Oddly enough I own another business where we supply hundreds of thousands of feet of Spectra / Dynema line a year sourced from a few manufactures, but made to our specifications. Spectra is a wonderful winch line with very little strength. It is weakened greatly though by tying knots, and loses most of it's strength once you hit 320 degrees. The only way to connect it to anything is by splicing the line. Samson braids it's spectra on a 12 carrier system and it is VERY hard to splice. We have our lines made on a 16 carrier machine, specifically designed with a hollow core to be easy to splice. If it were myself, I'd pass the line through the drum core of the winch and splice it back onto itself. At the free end to hold the chokers I'd pass it through a swedge and splice it back onto itself. It won't like being drug over logs, and around corners, but it's amazingly resilient. If you see a damaged section, rather than cut it out we simply take a section of scrap line and one of our fids and feed it through the core so it extends 3 - 4 feet either side of the damage. I've got a line on one of our paraglider towboats that has yet to be replaced after 8 years of use and over 8000 tows getting paraglider pilots up 3500' over the lake. It's been repaired a few times, but we've never found the need to replace it yet. Spectra is some cool stuff.
Stuart Caruk
Wood-Mizer LX450 Diesel w/ debarker and home brewed extension, live log deck and outfeed rolls. Woodmizer twin blade edger, Barko 450 log loader, Clark 666 Grapple Skidder w/ 200' of mainline. Bobcats and forklifts.

Neilo

Stuart, I have seen 8  and 12 thread braids.
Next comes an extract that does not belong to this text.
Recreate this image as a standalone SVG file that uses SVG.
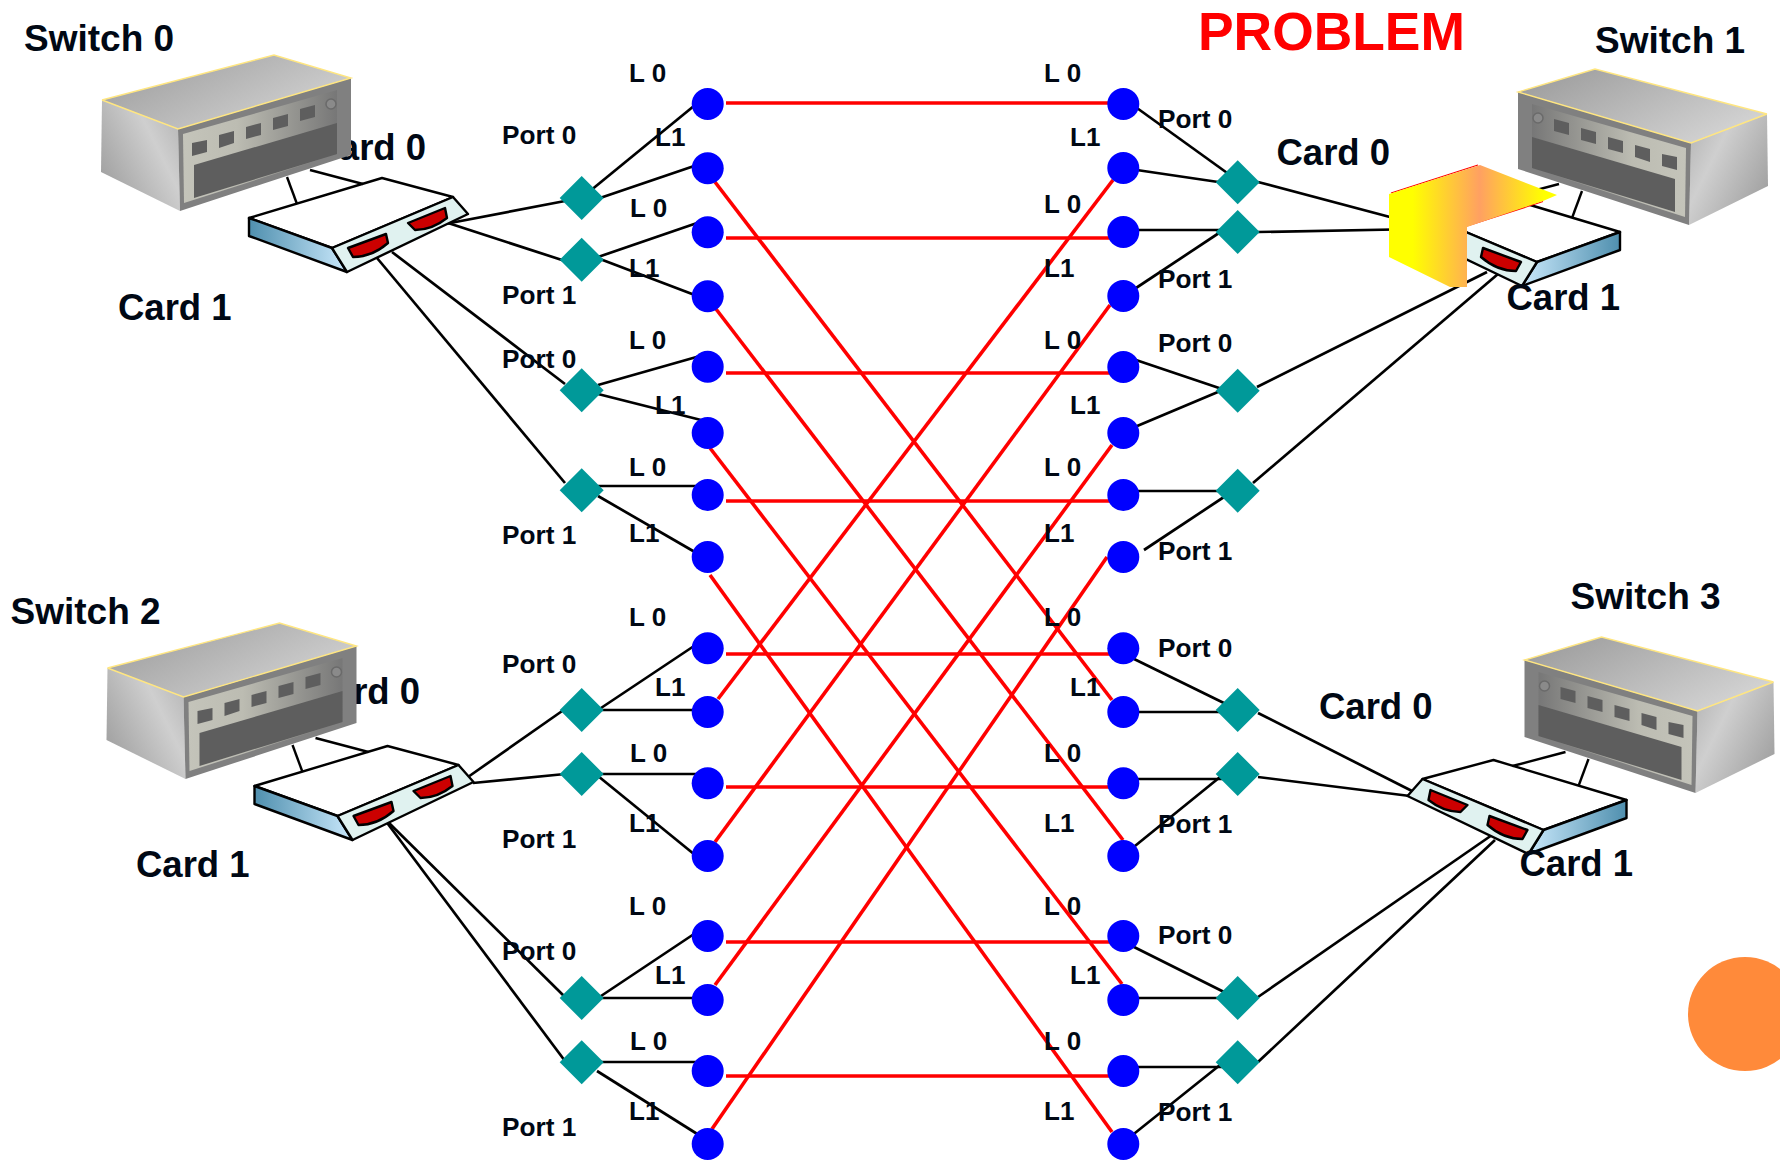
<svg xmlns="http://www.w3.org/2000/svg" width="1780" height="1162" viewBox="0 0 1780 1162">
<style>
text{font-family:"Liberation Sans",Arial,sans-serif;font-weight:700;fill:#000814}
.sw{font-size:37px}.cd{font-size:36.5px}.pt{font-size:26.2px}.lk{font-size:26px}
.title{font-size:53.4px;fill:#ff0000}
.blk line{stroke:#000;stroke-width:2.7}
.red line{stroke:#ff0000;stroke-width:3.6}
.pin{fill:#0000ff}.dia{fill:#009999}
</style>
<defs>
<linearGradient id="topL" x1="0" y1="0" x2="1" y2="0.6"><stop offset="0" stop-color="#989898"/><stop offset="1" stop-color="#d2d2d2"/></linearGradient>
<linearGradient id="topR" x1="1" y1="0" x2="0" y2="0.6"><stop offset="0" stop-color="#989898"/><stop offset="1" stop-color="#d2d2d2"/></linearGradient>
<linearGradient id="side" x1="0" y1="0.9" x2="1" y2="0.2"><stop offset="0" stop-color="#9a9a9a"/><stop offset="0.7" stop-color="#cfcfcf"/><stop offset="1" stop-color="#b8b8b8"/></linearGradient>
<linearGradient id="plate" x1="0" y1="0" x2="1" y2="0"><stop offset="0" stop-color="#c4c4ba"/><stop offset="0.35" stop-color="#bcbcb2"/><stop offset="1" stop-color="#777"/></linearGradient>
<linearGradient id="edge" x1="0" y1="0" x2="1" y2="0"><stop offset="0" stop-color="#4f8fae"/><stop offset="1" stop-color="#c9e8fb"/></linearGradient>
<linearGradient id="fold" gradientUnits="userSpaceOnUse" x1="1389" y1="0" x2="1557" y2="0"><stop offset="0" stop-color="#ffff00"/><stop offset="0.14" stop-color="#ffff00"/><stop offset="0.54" stop-color="#ffa062"/><stop offset="0.92" stop-color="#ffff00"/></linearGradient>
<g id="switchBox">
<polygon points="102,100 101,172 180,211 178,129" fill="url(#side)"/>
<polygon points="178,129 351,78 351,155 180,211" fill="#808080"/>
<polygon points="183,134 337,90 337,154 184,203" fill="url(#plate)"/>
<polygon points="194,165 337,123 337,154 194,198" fill="#5e5e5e"/>
<polygon points="192,143 207,140 207,152 192,156" fill="#5e5e5e"/>
<polygon points="219,135 234,131 234,143 219,148" fill="#5e5e5e"/>
<polygon points="246,127 261,123 261,135 246,139" fill="#5e5e5e"/>
<polygon points="273,118 288,114 288,126 273,130" fill="#5e5e5e"/>
<polygon points="300,109 315,105 315,117 300,121" fill="#5e5e5e"/>
<circle cx="331" cy="104" r="5" fill="#8a8a8a" stroke="#6a6a6a" stroke-width="1.5"/>
<polygon points="102,100 274,55 351,78 178,129"/>
<polyline points="102,100 178,129 351,78 274,55 102,100" fill="none" stroke="#ffe680" stroke-width="1.4"/>
</g>
<g id="cardBox" stroke="#000" stroke-width="2.4" stroke-linejoin="round">
<polygon points="249,218 382,178 453,197 332,248" fill="#fff"/>
<polygon points="249,218 249,236 347,272 332,248" fill="url(#edge)"/>
<polygon points="332,248 453,197 468,214 347,272" fill="#e0f2f0"/>
<path d="M348,248 L386,234 L388,243 Q372,257 353,257 Z" fill="#cc0000"/>
<path d="M408,223 L445,208 L447,218 Q432,230 415,230 Z" fill="#cc0000"/>
<line x1="287" y1="177" x2="297" y2="204"/>
<line x1="310" y1="170" x2="363" y2="184"/>
</g>
</defs>
<g id="connectors">
<g class="blk">
<line x1="445" y1="224" x2="565" y2="201"/><line x1="445" y1="222" x2="565" y2="261"/><line x1="392" y1="252" x2="565" y2="384"/><line x1="377" y1="258" x2="565" y2="483"/>
<line x1="468" y1="777" x2="565" y2="709"/><line x1="473" y1="783" x2="565" y2="774"/><line x1="388" y1="822" x2="565" y2="997"/><line x1="385" y1="820" x2="565" y2="1061"/>
<line x1="1258" y1="182" x2="1420" y2="225"/><line x1="1258" y1="232" x2="1420" y2="229"/><line x1="1257" y1="387" x2="1487" y2="272"/><line x1="1253" y1="483" x2="1498" y2="274"/>
<line x1="1258" y1="713" x2="1412" y2="791"/><line x1="1258" y1="777" x2="1410" y2="796"/><line x1="1258" y1="997" x2="1492" y2="835"/><line x1="1258" y1="1062" x2="1495" y2="840"/>
<line x1="590" y1="191" x2="700" y2="101"/><line x1="600" y1="198" x2="700" y2="164"/><line x1="598" y1="257" x2="700" y2="222"/><line x1="600" y1="259" x2="700" y2="297"/>
<line x1="598" y1="385" x2="700" y2="356"/><line x1="598" y1="394" x2="705" y2="421"/><line x1="598" y1="486" x2="700" y2="486"/><line x1="598" y1="496" x2="700" y2="555"/>
<line x1="598" y1="710" x2="700" y2="642"/><line x1="598" y1="710" x2="700" y2="710"/><line x1="598" y1="774" x2="700" y2="774"/><line x1="598" y1="776" x2="700" y2="859"/>
<line x1="598" y1="998" x2="700" y2="930"/><line x1="598" y1="998" x2="700" y2="998"/><line x1="598" y1="1062" x2="700" y2="1062"/><line x1="597" y1="1071" x2="702" y2="1137"/>
<line x1="1230" y1="175" x2="1130" y2="103"/><line x1="1225" y1="183" x2="1130" y2="169"/><line x1="1225" y1="230" x2="1130" y2="230"/><line x1="1225" y1="229" x2="1130" y2="292"/>
<line x1="1225" y1="390" x2="1130" y2="358"/><line x1="1225" y1="389" x2="1130" y2="429"/><line x1="1225" y1="491" x2="1130" y2="491"/><line x1="1230" y1="493" x2="1144" y2="550"/>
<line x1="1230" y1="706" x2="1130" y2="657"/><line x1="1225" y1="712" x2="1130" y2="712"/><line x1="1225" y1="779" x2="1130" y2="779"/><line x1="1225" y1="773" x2="1130" y2="850"/>
<line x1="1230" y1="995" x2="1130" y2="945"/><line x1="1225" y1="998" x2="1130" y2="998"/><line x1="1225" y1="1067" x2="1130" y2="1067"/><line x1="1225" y1="1061" x2="1130" y2="1137"/>
</g>
<g class="red">
<line x1="726" y1="103" x2="1110" y2="103"/><line x1="726" y1="238" x2="1110" y2="238"/><line x1="726" y1="373" x2="1110" y2="373"/><line x1="726" y1="501" x2="1110" y2="501"/>
<line x1="726" y1="654" x2="1110" y2="654"/><line x1="726" y1="787" x2="1110" y2="787"/><line x1="726" y1="942" x2="1110" y2="942"/><line x1="726" y1="1076" x2="1110" y2="1076"/>
<line x1="715" y1="182" x2="1112" y2="700"/><line x1="716" y1="309" x2="1123" y2="840"/><line x1="710" y1="448" x2="1122" y2="984"/><line x1="710" y1="575" x2="1112" y2="1132"/>
<line x1="1113" y1="180" x2="718" y2="699"/><line x1="1110" y1="305" x2="715" y2="842"/><line x1="1112" y1="445" x2="715" y2="985"/><line x1="1107" y1="557" x2="712" y2="1129"/>
</g>
</g>
<g id="pins">
<g class="pin" id="pins-left">
<circle cx="707.7" cy="104" r="16"/><circle cx="707.7" cy="168.3" r="16"/><circle cx="707.7" cy="232.3" r="16"/><circle cx="707.7" cy="296.3" r="16"/><circle cx="707.7" cy="366.7" r="16"/><circle cx="707.7" cy="433" r="16"/><circle cx="707.7" cy="495" r="16"/><circle cx="707.7" cy="557" r="16"/>
<circle cx="707.7" cy="648.3" r="16"/><circle cx="707.7" cy="712" r="16"/><circle cx="707.7" cy="783.3" r="16"/><circle cx="707.7" cy="856" r="16"/><circle cx="707.7" cy="936" r="16"/><circle cx="707.7" cy="1000" r="16"/><circle cx="707.7" cy="1071" r="16"/><circle cx="707.7" cy="1144" r="16"/>
</g>
<g class="pin" id="pins-right">
<circle cx="1123.3" cy="104" r="16"/><circle cx="1123.3" cy="168" r="16"/><circle cx="1123.3" cy="232" r="16"/><circle cx="1123.3" cy="296" r="16"/><circle cx="1123.3" cy="367" r="16"/><circle cx="1123.3" cy="433" r="16"/><circle cx="1123.3" cy="495" r="16"/><circle cx="1123.3" cy="557" r="16"/>
<circle cx="1123.3" cy="648.3" r="16"/><circle cx="1123.3" cy="712" r="16"/><circle cx="1123.3" cy="783.3" r="16"/><circle cx="1123.3" cy="856" r="16"/><circle cx="1123.3" cy="936" r="16"/><circle cx="1123.3" cy="1000" r="16"/><circle cx="1123.3" cy="1071" r="16"/><circle cx="1123.3" cy="1144" r="16"/>
</g>
</g>
<g id="ports">
<g class="dia" id="ports-left">
<polygon points="581.7,176 603.7,198 581.7,220 559.7,198"/><polygon points="581.7,237.7 603.7,259.7 581.7,281.7 559.7,259.7"/><polygon points="581.7,368.3 603.7,390.3 581.7,412.3 559.7,390.3"/><polygon points="581.7,468.3 603.7,490.3 581.7,512.3 559.7,490.3"/>
<polygon points="581.7,688 603.7,710 581.7,732 559.7,710"/><polygon points="581.7,752 603.7,774 581.7,796 559.7,774"/><polygon points="581.7,976 603.7,998 581.7,1020 559.7,998"/><polygon points="581.7,1040.3 603.7,1062.3 581.7,1084.3 559.7,1062.3"/>
</g>
<g class="dia" id="ports-right">
<polygon points="1237.7,160.3 1259.7,182.3 1237.7,204.3 1215.7,182.3"/><polygon points="1237.7,210 1259.7,232 1237.7,254 1215.7,232"/><polygon points="1237.7,368.7 1259.7,390.7 1237.7,412.7 1215.7,390.7"/><polygon points="1237.7,468.7 1259.7,490.7 1237.7,512.7 1215.7,490.7"/>
<polygon points="1237.7,688 1259.7,710 1237.7,732 1215.7,710"/><polygon points="1237.7,752 1259.7,774 1237.7,796 1215.7,774"/><polygon points="1237.7,976 1259.7,998 1237.7,1020 1215.7,998"/><polygon points="1237.7,1040.3 1259.7,1062.3 1237.7,1084.3 1215.7,1062.3"/>
</g>
</g>
<g id="link-labels">
<text class="lk" x="629" y="82">L 0</text><text class="lk" x="655" y="146">L1</text><text class="lk" x="630" y="217">L 0</text><text class="lk" x="629" y="277">L1</text><text class="lk" x="629" y="349">L 0</text><text class="lk" x="655" y="414">L1</text><text class="lk" x="629" y="476">L 0</text><text class="lk" x="629" y="542">L1</text>
<text class="lk" x="629" y="626">L 0</text><text class="lk" x="655" y="696">L1</text><text class="lk" x="630" y="762">L 0</text><text class="lk" x="629" y="832">L1</text><text class="lk" x="629" y="915">L 0</text><text class="lk" x="655" y="984">L1</text><text class="lk" x="630" y="1050">L 0</text><text class="lk" x="629" y="1120">L1</text>
<text class="lk" x="1044" y="82">L 0</text><text class="lk" x="1070" y="146">L1</text><text class="lk" x="1044" y="213">L 0</text><text class="lk" x="1044" y="277">L1</text><text class="lk" x="1044" y="349">L 0</text><text class="lk" x="1070" y="414">L1</text><text class="lk" x="1044" y="476">L 0</text><text class="lk" x="1044" y="542">L1</text>
<text class="lk" x="1044" y="626">L 0</text><text class="lk" x="1070" y="696">L1</text><text class="lk" x="1044" y="762">L 0</text><text class="lk" x="1044" y="832">L1</text><text class="lk" x="1044" y="915">L 0</text><text class="lk" x="1070" y="984">L1</text><text class="lk" x="1044" y="1050">L 0</text><text class="lk" x="1044" y="1120">L1</text>
</g>
<g id="port-labels">
<text class="pt" x="502" y="144">Port 0</text><text class="pt" x="502" y="304">Port 1</text><text class="pt" x="502" y="368">Port 0</text><text class="pt" x="502" y="544">Port 1</text><text class="pt" x="502" y="672.5">Port 0</text><text class="pt" x="502" y="848">Port 1</text><text class="pt" x="502" y="960">Port 0</text><text class="pt" x="502" y="1136">Port 1</text>
<text class="pt" x="1158" y="128">Port 0</text><text class="pt" x="1158" y="288">Port 1</text><text class="pt" x="1158" y="352">Port 0</text><text class="pt" x="1158" y="560">Port 1</text><text class="pt" x="1158" y="656.5">Port 0</text><text class="pt" x="1158" y="832.5">Port 1</text><text class="pt" x="1158" y="944">Port 0</text><text class="pt" x="1158" y="1120.5">Port 1</text>
</g>
<g id="switch0">
<text class="cd" x="312.5" y="160">Card 0</text>
<use href="#cardBox"/>
<use href="#switchBox" fill="url(#topL)"/>
<text class="sw" x="24" y="51">Switch 0</text>
<text class="cd" x="118" y="320">Card 1</text>
</g>
<g id="switch2">
<text class="cd" x="306.5" y="704">Card 0</text>
<use href="#cardBox" transform="translate(5.5,568)"/>
<use href="#switchBox" fill="url(#topL)" transform="translate(5.5,568)"/>
<text class="sw" x="10.5" y="623.5">Switch 2</text>
<text class="cd" x="136" y="877">Card 1</text>
</g>
<g id="switch1">
<use href="#cardBox" transform="translate(1869,14) scale(-1,1)"/>
<use href="#switchBox" fill="url(#topR)" transform="translate(1869,14) scale(-1,1)"/>
<text class="sw" x="1595" y="53">Switch 1</text>
<text class="cd" x="1276.5" y="165">Card 0</text>
</g>
<g id="fold-shape">
<path d="M1391,193 L1478,165 M1467,226 L1543,201.5" fill="none" stroke="#ff0000" stroke-width="1.3"/>
<polygon points="1389,194 1480,165 1557,195 1543,201 1467,227 1467,287 1450,287 1389,257" fill="url(#fold)"/>
<text class="cd" x="1506.5" y="310">Card 1</text>
</g>
<g id="switch3">
<use href="#cardBox" transform="translate(1875.5,582) scale(-1,1)"/>
<use href="#switchBox" fill="url(#topR)" transform="translate(1875.5,582) scale(-1,1)"/>
<text class="sw" x="1570.5" y="609">Switch 3</text>
<text class="cd" x="1319" y="719">Card 0</text>
<text class="cd" x="1519.5" y="876">Card 1</text>
</g>
<text class="title" x="1198" y="49.5">PROBLEM</text>
<circle id="orange-dot" cx="1745" cy="1014" r="57" fill="#ff8a3a"/>
</svg>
Are you saying that the 12 is hard to splice and I should look for 16 thread line?

Those puck ends look good on the European site, I just can't find a local supplier so far.

Thanks

sprucebunny

I have Amsteel or one of it's cousins for all my winches. Two of the machines have ½ inch line.

Look for nylon straps that are a tube. It's used for making backpacks and other stuff. Slide a 20 foot piece ( or more ) of the nylon over the line before you splice the end.

I had to splice the end on one of the ½" lines and it wasn't too hard just tedious. Didn't take me too long to break that end off ( the ON button of the winch got pushed by something and the hook end of the line was attached to the winch frame....)

Make a cover for the winch line. UV is what ruins most plastics.
MS193, MS192 and an 026  Weeding and Thinning. Gilbert Champion sawmill

mike_belben

Amsteel is pretty easy to splice, its much stronger if you use an eyelet on any splice connection.

I had some trouble with 3/4" amsteel splices on some chokers i made from scraps someone gave me.  I couldnt get the tail buried enough fid lengths without bungling the inner braid.   I broke two of them and switched to a brummel lock splice for the fatter ropes.    3/8 and 1/2 amsteel are easy though.